What is being asked>
Starting from the top of the material, restate each line exactly until the line that contains "p.segment([2], [0], [2", which is also copied. Pictures are excluded.

Figure scripts:
= = =

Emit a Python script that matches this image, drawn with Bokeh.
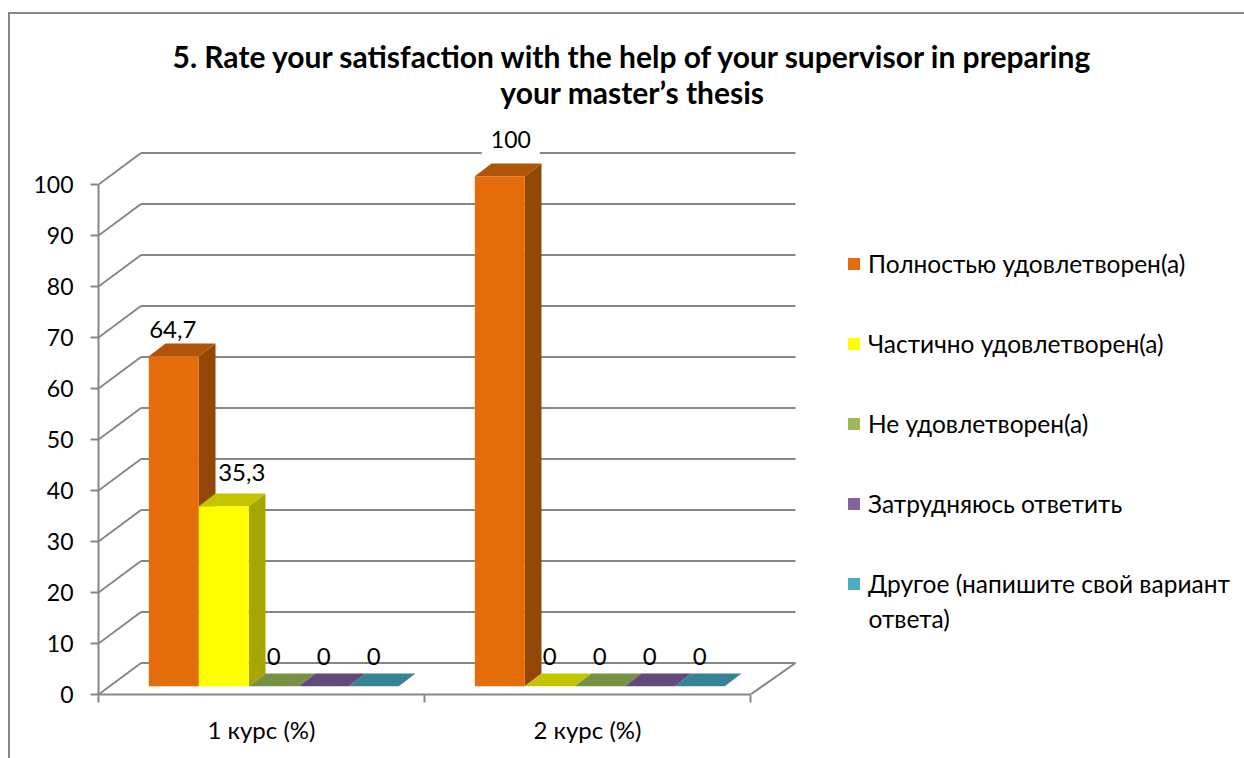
from bokeh.plotting import figure
from bokeh.models import (Range1d, FixedTicker, Legend, LegendItem, Title, InlineStyleSheet,
                          ColumnDataSource)
from bokeh.core.properties import value
from bokeh.embed import file_html
from bokeh.resources import INLINE

title_lines = ["5. Rate your satisfaction with the help of your supervisor in preparing",
               "your master\u2019s thesis"]
categories = ["1 курс (%)", "2 курс (%)"]
series_names = ["Полностью удовлетворен(а)", "Частично удовлетворен(а)", "Не удовлетворен(а)",
                "Затрудняюсь ответить", "Другое (напишите свой вариант"]
legend_wrap = "ответа)"
course1 = [64.7, 35.3, 0, 0, 0]
course2 = [100, 0, 0, 0, 0]
y_ticks = [0, 10, 20, 30, 40, 50, 60, 70, 80, 90, 100]

face = ["#E46C0A", "#FFFF00", "#9BBB59", "#8064A2", "#4BACC6"]
top = ["#B05408", "#C4C400", "#779145", "#624A7B", "#378396"]
side = ["#934707", "#A6A600", "#637A39", "#513E67", "#2E6E7F"]
GREY = "#868686"
FONT = "Lato"
FS = "24px"
LEG_FS = "24.5px"

PX_X, PX_Y = 326.0, 5.1
BAR_W = 50 / PX_X
PAD = 50.3 / PX_X
LIFT = 8.3 / PX_Y
DX, DY = 16.7 / PX_X, 12.7 / PX_Y
WX, WY = 42.5 / PX_X, 31.5 / PX_Y
RX = 45 / PX_X

p = figure(width=1244, height=758, output_backend="svg", toolbar_location=None,
           frame_width=1146, frame_height=619,
           x_range=Range1d(0, 1146 / PX_X), y_range=Range1d(0, 619 / PX_Y),
           min_border_left=98, min_border_right=0, min_border_top=75, min_border_bottom=64,
           outline_line_color=None, background_fill_color="white", border_fill_color="white")
p.grid.visible = False

# walls
p.segment([0] * len(y_ticks), y_ticks, [WX] * len(y_ticks), [v + WY for v in y_ticks],
          line_color=GREY, line_width=2)
p.segment([WX] * len(y_ticks), [v + WY for v in y_ticks], [2 + RX] * len(y_ticks),
          [v + WY for v in y_ticks], line_color=GREY, line_width=2)
p.segment([2], [0], [2 + RX], [WY], line_color=GREY, line_width=2)

legend_items = []
lab_x, lab_y, lab_t, lab_dx, lab_dy = [], [], [], [], []
# manual nudges of the data labels, in pixels
nudges = {(0, 0): (-1, -27), (0, 1): (18, -34), (1, 0): (11, -37)}
for s, name in enumerate(series_names):
    vals = [course1[s], course2[s]]
    lefts = [g + PAD + s * BAR_W for g in range(2)]
    rights = [l + BAR_W for l in lefts]
    base = LIFT
    tops = [v + base for v in vals]
    p.patches([[r, r + DX, r + DX, r] for r in rights],
              [[base, base + DY, t + DY, t] for t in tops], fill_color=side[s], line_color=None)
    p.patches([[l, r, r + DX, l + DX] for l, r in zip(lefts, rights)],
              [[t, t, t + DY, t + DY] for t in tops], fill_color=top[s], line_color=None)
    r = p.quad(left=lefts, right=rights, bottom=[base] * 2, top=tops, fill_color=face[s], line_color=None)
    legend_items.append(LegendItem(label=value(name), renderers=[r]))
    for g, v in enumerate(vals):
        lab_x.append(lefts[g] + BAR_W / 2)
        lab_y.append(tops[g])
        lab_t.append(str(v).replace(".", ",") if v else "0")
        n = nudges.get((g, s), (0, -29.7))
        lab_dx.append(n[0])
        lab_dy.append(n[1])

src = ColumnDataSource(dict(x=lab_x, y=lab_y, t=lab_t, dx=lab_dx, dy=lab_dy))
plain = ColumnDataSource({k: [c for c, t in zip(v, lab_t) if t != "100"] for k, v in src.data.items()})
masked = ColumnDataSource({k: [c for c, t in zip(v, lab_t) if t == "100"] for k, v in src.data.items()})
p.text("x", "y", text="t", source=plain, x_offset="dx", y_offset="dy", text_align="center",
       text_baseline="middle", text_font=value(FONT), text_font_size=FS, text_color="black")
p.text("x", "y", text="t", source=masked, x_offset="dx", y_offset="dy", text_align="center",
       text_baseline="middle", text_font=value(FONT), text_font_size="23px", text_color="black",
       background_fill_color="white", padding=9)

# axes
ya = p.yaxis[0]
ya.ticker = FixedTicker(ticks=y_ticks)
ya.bounds = (0, 100)
ya.major_tick_in, ya.major_tick_out = 0, 8
ya.minor_tick_line_color = None
ya.axis_line_color = ya.major_tick_line_color = GREY
ya.axis_line_width = ya.major_tick_line_width = 2
ya.major_label_standoff = 17
ya.major_label_text_font = FONT
ya.major_label_text_font_size = "23px"
ya.major_label_text_color = "black"

xa = p.xaxis[0]
xa.ticker = FixedTicker(ticks=[0.5, 1.5], minor_ticks=[0, 1, 2])
xa.major_label_overrides = {0.5: categories[0], 1.5: categories[1]}
xa.bounds = (0, 2)
xa.major_tick_in, xa.major_tick_out = 0, 0
xa.minor_tick_in, xa.minor_tick_out = 0, 8
xa.axis_line_color = xa.minor_tick_line_color = GREY
xa.axis_line_width = xa.minor_tick_line_width = 2
xa.major_label_standoff = 12
xa.major_label_text_font = FONT
xa.major_label_text_font_size = FS
xa.major_label_text_color = "black"

legend = Legend(items=legend_items, location=(748, 96), orientation="vertical",
                glyph_width=15, glyph_height=15, spacing=51, label_standoff=7, margin=0, padding=0,
                label_text_font=FONT, label_text_font_size=LEG_FS, label_text_color="black",
                border_line_color=None, background_fill_color=None, background_fill_alpha=0)
p.add_layout(legend, "center")
p.text([(868 - 98) / PX_X], [(694 - 618) / PX_Y], text=[legend_wrap], text_align="left", text_baseline="middle",
       text_font=value(FONT), text_font_size=LEG_FS, text_color="black")

# the title's second line sits closer than a stacked Title would allow
p.add_layout(Title(text=title_lines[0], align="left", offset=74, text_font=FONT, text_font_size="30px",
                   text_font_style="bold", text_color="black", standoff=4), "above")
p.text([(632 - 98) / PX_X], [(694 - 91.5) / PX_Y], text=[title_lines[1]], text_align="center", text_baseline="middle",
       text_font=value(FONT), text_font_size="30px", text_font_style="bold", text_color="black")

# chart border: left and top edges only, the other two run past the page
p.stylesheets = [InlineStyleSheet(css=(
    ":host{position:relative}"
    ":host::after{content:'';position:absolute;left:8px;top:12px;width:1236px;height:746px;"
    f"border-left:2px solid {GREY};border-top:2px solid {GREY};box-sizing:border-box;"
    "pointer-events:none;z-index:5}"))]

open("out.html", "w").write(file_html(p, INLINE))
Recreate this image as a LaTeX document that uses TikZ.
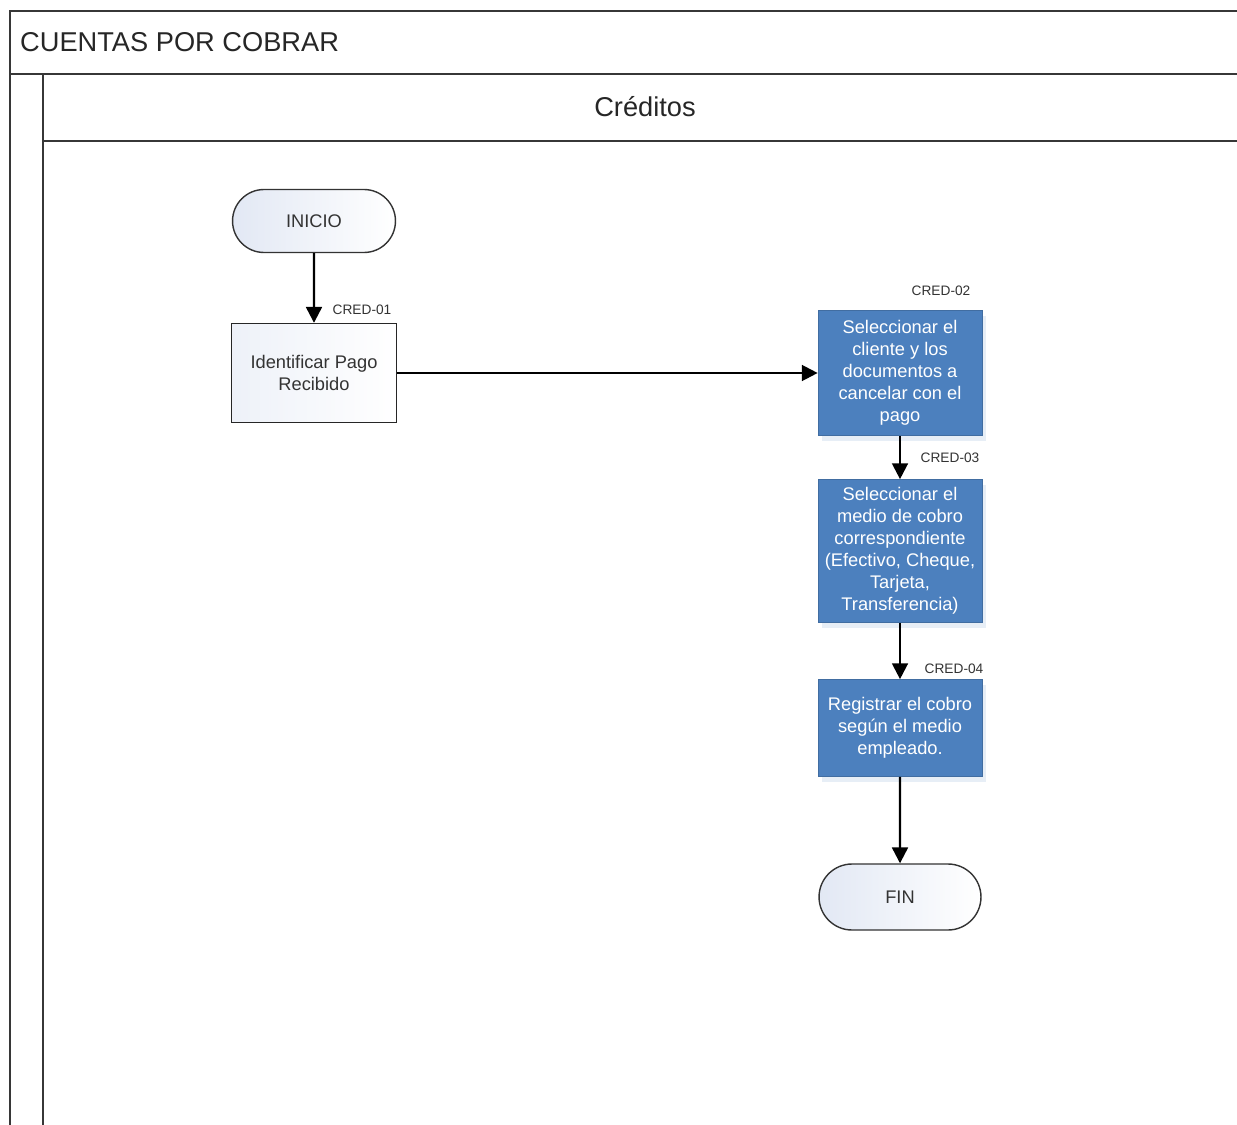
\documentclass[tikz,border=0pt]{standalone}
\usepackage{fontspec}
\setmainfont{Liberation Sans}
\usetikzlibrary{arrows.meta,shapes.misc,shadows}
\definecolor{credblue}{RGB}{76,128,190}
\definecolor{laneline}{RGB}{55,55,55}
\definecolor{termfill}{RGB}{226,232,244}

\begin{document}
\begin{tikzpicture}[x=0.02cm,y=-0.02cm]
			\useasboundingbox (0,0) rectangle (1237,1125);
			% carriles
			\begin{scope}[line width=1.3pt,draw=laneline]
				\draw (1237,11) -- (10,11) -- (10,1125);
				\draw (10,74) -- (1237,74);
				\draw (43,74) -- (43,1125);
				\draw (43,141) -- (1237,141);
			\end{scope}
			\node[anchor=west,font=\fontsize{15.5}{18}\selectfont,text=black!85] (pool) at (14,42) {CUENTAS POR COBRAR};
			\node[font=\fontsize{15.5}{18}\selectfont,text=black!85] (lane) at (645,107) {Créditos};
			
			\begin{scope}[every node/.style={font=\fontsize{10.4}{12.5}\selectfont,align=center,inner sep=2pt}]
				\node[rounded rectangle,draw=black!80,thick,minimum width=3.4cm,minimum height=1.26cm,
					left color=termfill,right color=white,text=black!80] (inicio) at (314,221) {INICIO};
				\node[rectangle,draw=black!85,thick,minimum width=3.3cm,minimum height=1.98cm,
					left color=termfill!60,right color=white,text=black!80] (pago) at (314,373) {Identificar Pago\\Recibido};
				\node[rectangle,fill=credblue,draw=credblue!85!black,text=white,minimum width=3.28cm,minimum height=2.5cm,
					drop shadow={shadow xshift=2pt,shadow yshift=-3pt,fill=credblue!30,opacity=0.45}] (cliente) at (900,373)
					{Seleccionar el\\cliente y los\\documentos a\\cancelar con el\\pago};
				\node[rectangle,fill=credblue,draw=credblue!85!black,text=white,minimum width=3.28cm,minimum height=2.86cm,
					drop shadow={shadow xshift=2pt,shadow yshift=-3pt,fill=credblue!30,opacity=0.45}] (medio) at (900,551)
					{Seleccionar el\\medio de cobro\\correspondiente\\(Efectivo, Cheque,\\Tarjeta,\\Transferencia)};
				\node[rectangle,fill=credblue,draw=credblue!85!black,text=white,minimum width=3.28cm,minimum height=1.94cm,
					drop shadow={shadow xshift=2pt,shadow yshift=-3pt,fill=credblue!30,opacity=0.45}] (registro) at (900,728)
					{Registrar el cobro\\según el medio\\empleado.};
				\node[rounded rectangle,draw=black!80,thick,minimum width=3.38cm,minimum height=1.32cm,
					left color=termfill,right color=white,text=black!80] (fin) at (900,897) {FIN};
			\end{scope}
			
			\begin{scope}[every node/.style={font=\fontsize{7.8}{9}\selectfont,text=black!80,inner sep=0pt}]
				\node (cred1) at (362,310) {CRED-01};
				\node (cred2) at (941,291) {CRED-02};
				\node (cred3) at (950,458) {CRED-03};
				\node (cred4) at (954,669) {CRED-04};
			\end{scope}
			
			\begin{scope}[every path/.style={draw=black,line width=1.3pt,-{Triangle[width=9pt,length=9pt]}}]
				\path (inicio) -- (pago);
				\path (pago) -- (cliente);
				\path (cliente) -- (medio);
				\path (medio) -- (registro);
				\path (registro) -- (fin);
			\end{scope}
		\end{tikzpicture}
\end{document}
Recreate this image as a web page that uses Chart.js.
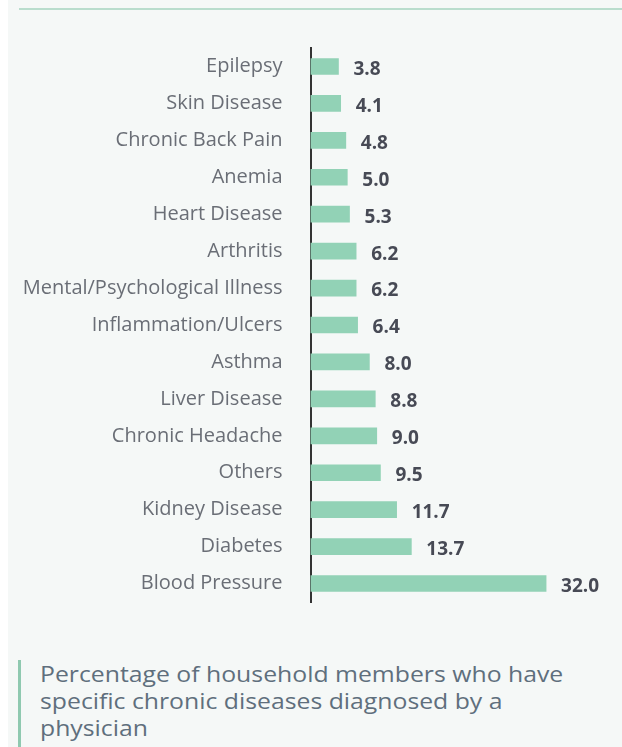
<!DOCTYPE html>
<html>
<head>
<meta charset="utf-8">
<script src="https://cdn.jsdelivr.net/npm/chart.js@4"></script>
<style>
  html, body { margin: 0; padding: 0; background: #fff; }
  #panel { position: absolute; left: 8px; top: 0; width: 614px; height: 747px; background: #f5f8f7; }
  #topline { position: absolute; left: 19px; top: 8px; width: 603px; height: 2px; background: #b9ddcd; }
  #wrap { position: absolute; left: 0; top: 0; width: 622px; height: 634px; }
  #bar { position: absolute; left: 18px; top: 660px; width: 3px; height: 87px; background: #8fc9b0; }
  #caption { position: absolute; left: 40px; top: 661px; width: 470px; transform: scaleX(1.18); transform-origin: left top;
    font-family: "Open Sans", sans-serif; font-size: 21px; line-height: 27px; color: #5f6f7d; }
</style>
</head>
<body>
<div id="panel"></div>
<div id="topline"></div>
<div id="wrap"><canvas id="myDiseases" width="622" height="634"></canvas></div>
<div id="bar"></div>
<div id="caption">Percentage of household members who have specific chronic diseases diagnosed by a physician</div>
<script>
const diseases = ['Epilepsy', 'Skin Disease', 'Chronic Back Pain', 'Anemia', 'Heart Disease', 'Arthritis',
  'Mental/Psychological Illness', 'Inflammation/Ulcers', 'Asthma', 'Liver Disease', 'Chronic Headache',
  'Others', 'Kidney Disease', 'Diabetes', 'Blood Pressure'];
const percentages = [3.8, 4.1, 4.8, 5.0, 5.3, 6.2, 6.2, 6.4, 8.0, 8.8, 9.0, 9.5, 11.7, 13.7, 32.0];

document.addEventListener('DOMContentLoaded', () => {
  var ctx = document.getElementById('myDiseases');

  // value labels after each bar
  const valueLabels = {
    id: 'valueLabels',
    afterDatasetsDraw(chart) {
      const c = chart.ctx;
      const meta = chart.getDatasetMeta(0);
      c.save();
      c.font = 'bold 19px "Open Sans", sans-serif';
      c.fillStyle = '#474a55';
      c.textBaseline = 'middle';
      meta.data.forEach((bar, i) => {
        c.fillText(percentages[i].toFixed(1), bar.x + 15, bar.y + 3);
      });
      c.restore();
    }
  };

  new Chart(ctx, {
    type: 'bar',
    data: {
      labels: diseases,
      datasets: [{
        data: percentages,
        backgroundColor: '#92d2b6',
        barThickness: 16,
      }],
    },
    options: {
      indexAxis: 'y',
      responsive: false,
      maintainAspectRatio: false,
      animation: false,
      layout: { padding: { top: 48, bottom: 19, left: 16, right: 17 } },
      plugins: { legend: { display: false }, tooltip: { enabled: false } },
      scales: {
        x: {
          min: 0, max: 40,
          display: false,
        },
        y: {
          grid: { display: false },
          border: { display: true, color: '#333', width: 2 },
          ticks: {
            color: '#6a6e76',
            font: { family: '"Open Sans", sans-serif', size: 20 },
            padding: 20,
          },
        },
      },
    },
    plugins: [valueLabels],
  });
});
</script>
</body>
</html>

= = =

Written reply>
Emit a Python script that matches this image, drawn with Bokeh.
from bokeh.plotting import figure
from bokeh.models import (Range1d, FixedTicker, Legend, LegendItem, Title, InlineStyleSheet,
                          ColumnDataSource)
from bokeh.core.properties import value
from bokeh.embed import file_html
from bokeh.resources import INLINE

title_lines = ["5. Rate your satisfaction with the help of your supervisor in preparing",
               "your master\u2019s thesis"]
categories = ["1 курс (%)", "2 курс (%)"]
series_names = ["Полностью удовлетворен(а)", "Частично удовлетворен(а)", "Не удовлетворен(а)",
                "Затрудняюсь ответить", "Другое (напишите свой вариант"]
legend_wrap = "ответа)"
course1 = [64.7, 35.3, 0, 0, 0]
course2 = [100, 0, 0, 0, 0]
y_ticks = [0, 10, 20, 30, 40, 50, 60, 70, 80, 90, 100]

face = ["#E46C0A", "#FFFF00", "#9BBB59", "#8064A2", "#4BACC6"]
top = ["#B05408", "#C4C400", "#779145", "#624A7B", "#378396"]
side = ["#934707", "#A6A600", "#637A39", "#513E67", "#2E6E7F"]
GREY = "#868686"
FONT = "Lato"
FS = "24px"
LEG_FS = "24.5px"

PX_X, PX_Y = 326.0, 5.1
BAR_W = 50 / PX_X
PAD = 50.3 / PX_X
LIFT = 8.3 / PX_Y
DX, DY = 16.7 / PX_X, 12.7 / PX_Y
WX, WY = 42.5 / PX_X, 31.5 / PX_Y
RX = 45 / PX_X

p = figure(width=1244, height=758, output_backend="svg", toolbar_location=None,
           frame_width=1146, frame_height=619,
           x_range=Range1d(0, 1146 / PX_X), y_range=Range1d(0, 619 / PX_Y),
           min_border_left=98, min_border_right=0, min_border_top=75, min_border_bottom=64,
           outline_line_color=None, background_fill_color="white", border_fill_color="white")
p.grid.visible = False

# walls
p.segment([0] * len(y_ticks), y_ticks, [WX] * len(y_ticks), [v + WY for v in y_ticks],
          line_color=GREY, line_width=2)
p.segment([WX] * len(y_ticks), [v + WY for v in y_ticks], [2 + RX] * len(y_ticks),
          [v + WY for v in y_ticks], line_color=GREY, line_width=2)
p.segment([2], [0], [2 + RX], [WY], line_color=GREY, line_width=2)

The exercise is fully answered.